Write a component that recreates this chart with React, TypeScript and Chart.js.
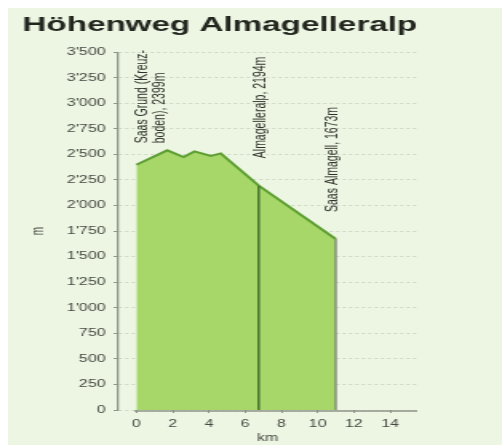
import { useEffect, useRef } from "react";
import { Chart, registerables } from "chart.js";

Chart.register(...registerables);

// ---- data ----
const titleText = "Höhenweg Almagelleralp";
const xAxisTitle = "km";
const yAxisTitle = "m";

const profileKm = [0, 1.7, 2.6, 3.2, 4.1, 4.65, 6.75, 11.0];
const profileElevation = [2399, 2540, 2475, 2530, 2485, 2510, 2194, 1673];

const stopKm = [0, 6.75, 11.0];
const stopElevation = [2399, 2194, 1673];
const stopLabels = [
  ["Saas Grund (Kreuz-", "boden), 2399m"],
  ["Almagelleralp, 2194m"],
  ["Saas Almagell, 1673m"],
];

const xTickValues = [0, 2, 4, 6, 8, 10, 12, 14];
const yTickValues = [0, 250, 500, 750, 1000, 1250, 1500, 1750, 2000, 2250, 2500, 2750, 3000, 3250, 3500];

// ---- styles ----
const FONT = "'Liberation Sans', Arial, Helvetica, sans-serif";
const BG = "#ecf6e2";
const FILL = "#a6d768";
const LINE = "#5e9e33";
const MARK_DARK = "#3e6a2a";
const MARK_GRAY = "#7c8276";
const AXIS = "#8f948a";
const TEXT = "#464943";

// internal canvas size (the picture is horizontally stretched)
const CANVAS_W = 309;
const CANVAS_H = 437;
const DISPLAY_W = 494;

const fmt = (v: number) => {
  const s = String(Math.round(v));
  return s.length > 3 ? s.slice(0, s.length - 3) + "'" + s.slice(s.length - 3) : s;
};

const labelOffsets = [
  { dx: 3.7, gap: 21.5 },
  { dx: 1.2, gap: 27.5 },
  { dx: -2.2, gap: 27 },
];

const stopLabelPlugin = {
  id: "stopLabels",
  afterDatasetsDraw(chart: any) {
    const { ctx, scales } = chart;
    const xs = scales.x;
    const ys = scales.y;
    ctx.save();
    // x axis line (offset from y axis)
    ctx.strokeStyle = AXIS;
    ctx.lineWidth = 1.6;
    ctx.beginPath();
    const yb = chart.chartArea.bottom + 1;
    ctx.moveTo(xs.getPixelForValue(-0.12), yb);
    ctx.lineTo(chart.chartArea.right, yb);
    ctx.stroke();

    ctx.fillStyle = "#2f322c";
    ctx.font = `10.5px ${FONT}`;
    ctx.textAlign = "left";
    ctx.textBaseline = "middle";
    stopLabels.forEach((lines, i) => {
      const off = labelOffsets[i];
      const px = xs.getPixelForValue(stopKm[i]) + off.dx;
      const py = ys.getPixelForValue(stopElevation[i]) - off.gap;
      ctx.save();
      ctx.translate(px, py);
      ctx.rotate(-Math.PI / 2);
      lines.forEach((ln, j) => ctx.fillText(ln, 0, j * 11.25));
      ctx.restore();
    });
    ctx.restore();
  },
};

export default function App() {
  const ref = useRef<HTMLCanvasElement | null>(null);

  useEffect(() => {
    if (!ref.current) return;
    Chart.defaults.font.family = FONT;
    const chart = new Chart(ref.current, {
      type: "line",
      data: {
        datasets: [
          {
            data: [
              { x: stopKm[1], y: 0 },
              { x: stopKm[1], y: stopElevation[1] },
            ],
            borderColor: MARK_DARK,
            borderWidth: 1.4,
            pointRadius: 0,
            fill: false,
          },
          {
            data: [
              { x: stopKm[2], y: 0 },
              { x: stopKm[2], y: stopElevation[2] },
            ],
            borderColor: MARK_GRAY,
            borderWidth: 1.3,
            pointRadius: 0,
            fill: false,
          },
          {
            data: profileKm.map((k, i) => ({ x: k, y: profileElevation[i] })),
            borderColor: LINE,
            borderWidth: 2,
            backgroundColor: FILL,
            fill: "origin",
            pointRadius: 0,
            tension: 0,
          },
        ],
      },
      options: {
        animation: false,
        responsive: false,
        devicePixelRatio: 1,
        layout: { padding: { left: 9, right: 53, top: 0, bottom: 0 } },
        plugins: {
          legend: { display: false },
          tooltip: { enabled: false },
          title: {
            display: true,
            text: titleText,
            align: "start",
            color: "#23261f",
            font: { size: 21, weight: "bold", family: FONT },
            padding: { top: 5, bottom: 14 },
          },
        },
        scales: {
          x: {
            type: "linear",
            min: -1,
            max: 15.5,
            afterBuildTicks: (s: any) => {
              s.ticks = xTickValues.map((v) => ({ value: v }));
            },
            afterFit: (s: any) => {
              s.height = 35;
            },
            grid: { drawOnChartArea: false, tickLength: 3, tickColor: AXIS, tickWidth: 1 },
            border: { display: false },
            ticks: { color: TEXT, font: { size: 10 }, padding: 5, maxRotation: 0, autoSkip: false },
            title: {
              display: true,
              text: xAxisTitle,
              color: TEXT,
              font: { size: 10 },
              padding: { top: 0, bottom: 1 },
            },
          },
          y: {
            min: 0,
            max: 3500,
            afterBuildTicks: (s: any) => {
              s.ticks = yTickValues.map((v) => ({ value: v }));
            },
            afterFit: (s: any) => {
              s.width = 60;
            },
            grid: {
              color: "rgba(0,0,0,0.13)",
              tickLength: 3,
              tickColor: AXIS,
              tickBorderDash: [],
              tickWidth: 1,
            },
            border: { display: true, color: AXIS, width: 1.3, dash: [2, 2] },
            ticks: {
              color: TEXT,
              font: { size: 10 },
              padding: 5,
              callback: (v: any) => fmt(Number(v)),
            },
            title: {
              display: true,
              text: yAxisTitle,
              color: TEXT,
              font: { size: 10 },
              padding: { top: 4.5, bottom: 0 },
            },
          },
        },
      },
      plugins: [stopLabelPlugin],
    } as any);
    return () => chart.destroy();
  }, []);

  return (
    <div
      style={{
        position: "absolute",
        left: 8,
        top: 8,
        width: DISPLAY_W,
        height: CANVAS_H,
        background: BG,
        overflow: "hidden",
      }}
    >
      <canvas
        ref={ref}
        width={CANVAS_W}
        height={CANVAS_H}
        style={{ width: `${DISPLAY_W}px`, height: `${CANVAS_H}px`, display: "block" }}
      />
    </div>
  );
}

****

WHAT YOU NEED TO DO: Leave the images out, please, and restate each line word for word.

IN RESPONSE:
Write a component that recreates this chart with React, TypeScript and Chart.js.
import { useEffect, useRef } from "react";
import { Chart, registerables } from "chart.js";

Chart.register(...registerables);

// ---- data ----
const titleText = "Höhenweg Almagelleralp";
const xAxisTitle = "km";
const yAxisTitle = "m";

const profileKm = [0, 1.7, 2.6, 3.2, 4.1, 4.65, 6.75, 11.0];
const profileElevation = [2399, 2540, 2475, 2530, 2485, 2510, 2194, 1673];

const stopKm = [0, 6.75, 11.0];
const stopElevation = [2399, 2194, 1673];
const stopLabels = [
  ["Saas Grund (Kreuz-", "boden), 2399m"],
  ["Almagelleralp, 2194m"],
  ["Saas Almagell, 1673m"],
];

const xTickValues = [0, 2, 4, 6, 8, 10, 12, 14];
const yTickValues = [0, 250, 500, 750, 1000, 1250, 1500, 1750, 2000, 2250, 2500, 2750, 3000, 3250, 3500];

// ---- styles ----
const FONT = "'Liberation Sans', Arial, Helvetica, sans-serif";
const BG = "#ecf6e2";
const FILL = "#a6d768";
const LINE = "#5e9e33";
const MARK_DARK = "#3e6a2a";
const MARK_GRAY = "#7c8276";
const AXIS = "#8f948a";
const TEXT = "#464943";

// internal canvas size (the picture is horizontally stretched)
const CANVAS_W = 309;
const CANVAS_H = 437;
const DISPLAY_W = 494;

const fmt = (v: number) => {
  const s = String(Math.round(v));
  return s.length > 3 ? s.slice(0, s.length - 3) + "'" + s.slice(s.length - 3) : s;
};

const labelOffsets = [
  { dx: 3.7, gap: 21.5 },
  { dx: 1.2, gap: 27.5 },
  { dx: -2.2, gap: 27 },
];

const stopLabelPlugin = {
  id: "stopLabels",
  afterDatasetsDraw(chart: any) {
    const { ctx, scales } = chart;
    const xs = scales.x;
    const ys = scales.y;
    ctx.save();
    // x axis line (offset from y axis)
    ctx.strokeStyle = AXIS;
    ctx.lineWidth = 1.6;
    ctx.beginPath();
    const yb = chart.chartArea.bottom + 1;
    ctx.moveTo(xs.getPixelForValue(-0.12), yb);
    ctx.lineTo(chart.chartArea.right, yb);
    ctx.stroke();

    ctx.fillStyle = "#2f322c";
    ctx.font = `10.5px ${FONT}`;
    ctx.textAlign = "left";
    ctx.textBaseline = "middle";
    stopLabels.forEach((lines, i) => {
      const off = labelOffsets[i];
      const px = xs.getPixelForValue(stopKm[i]) + off.dx;
      const py = ys.getPixelForValue(stopElevation[i]) - off.gap;
      ctx.save();
      ctx.translate(px, py);
      ctx.rotate(-Math.PI / 2);
      lines.forEach((ln, j) => ctx.fillText(ln, 0, j * 11.25));
      ctx.restore();
    });
    ctx.restore();
  },
};

export default function App() {
  const ref = useRef<HTMLCanvasElement | null>(null);

  useEffect(() => {
    if (!ref.current) return;
    Chart.defaults.font.family = FONT;
    const chart = new Chart(ref.current, {
      type: "line",
      data: {
        datasets: [
          {
            data: [
              { x: stopKm[1], y: 0 },
              { x: stopKm[1], y: stopElevation[1] },
            ],
            borderColor: MARK_DARK,
            borderWidth: 1.4,
            pointRadius: 0,
            fill: false,
          },
          {
            data: [
              { x: stopKm[2], y: 0 },
              { x: stopKm[2], y: stopElevation[2] },
            ],
            borderColor: MARK_GRAY,
            borderWidth: 1.3,
            pointRadius: 0,
            fill: false,
          },
          {
            data: profileKm.map((k, i) => ({ x: k, y: profileElevation[i] })),
            borderColor: LINE,
            borderWidth: 2,
            backgroundColor: FILL,
            fill: "origin",
            pointRadius: 0,
            tension: 0,
          },
        ],
      },
      options: {
        animation: false,
        responsive: false,
        devicePixelRatio: 1,
        layout: { padding: { left: 9, right: 53, top: 0, bottom: 0 } },
        plugins: {
          legend: { display: false },
          tooltip: { enabled: false },
          title: {
            display: true,
            text: titleText,
            align: "start",
            color: "#23261f",
            font: { size: 21, weight: "bold", family: FONT },
            padding: { top: 5, bottom: 14 },
          },
        },
        scales: {
          x: {
            type: "linear",
            min: -1,
            max: 15.5,
            afterBuildTicks: (s: any) => {
              s.ticks = xTickValues.map((v) => ({ value: v }));
            },
            afterFit: (s: any) => {
              s.height = 35;
            },
            grid: { drawOnChartArea: false, tickLength: 3, tickColor: AXIS, tickWidth: 1 },
            border: { display: false },
            ticks: { color: TEXT, font: { size: 10 }, padding: 5, maxRotation: 0, autoSkip: false },
            title: {
              display: true,
              text: xAxisTitle,
              color: TEXT,
              font: { size: 10 },
              padding: { top: 0, bottom: 1 },
            },
          },
          y: {
            min: 0,
            max: 3500,
            afterBuildTicks: (s: any) => {
              s.ticks = yTickValues.map((v) => ({ value: v }));
            },
            afterFit: (s: any) => {
              s.width = 60;
            },
            grid: {
              color: "rgba(0,0,0,0.13)",
              tickLength: 3,
              tickColor: AXIS,
              tickBorderDash: [],
              tickWidth: 1,
            },
            border: { display: true, color: AXIS, width: 1.3, dash: [2, 2] },
            ticks: {
              color: TEXT,
              font: { size: 10 },
              padding: 5,
              callback: (v: any) => fmt(Number(v)),
            },
            title: {
              display: true,
              text: yAxisTitle,
              color: TEXT,
              font: { size: 10 },
              padding: { top: 4.5, bottom: 0 },
            },
          },
        },
      },
      plugins: [stopLabelPlugin],
    } as any);
    return () => chart.destroy();
  }, []);

  return (
    <div
      style={{
        position: "absolute",
        left: 8,
        top: 8,
        width: DISPLAY_W,
        height: CANVAS_H,
        background: BG,
        overflow: "hidden",
      }}
    >
      <canvas
        ref={ref}
        width={CANVAS_W}
        height={CANVAS_H}
        style={{ width: `${DISPLAY_W}px`, height: `${CANVAS_H}px`, display: "block" }}
      />
    </div>
  );
}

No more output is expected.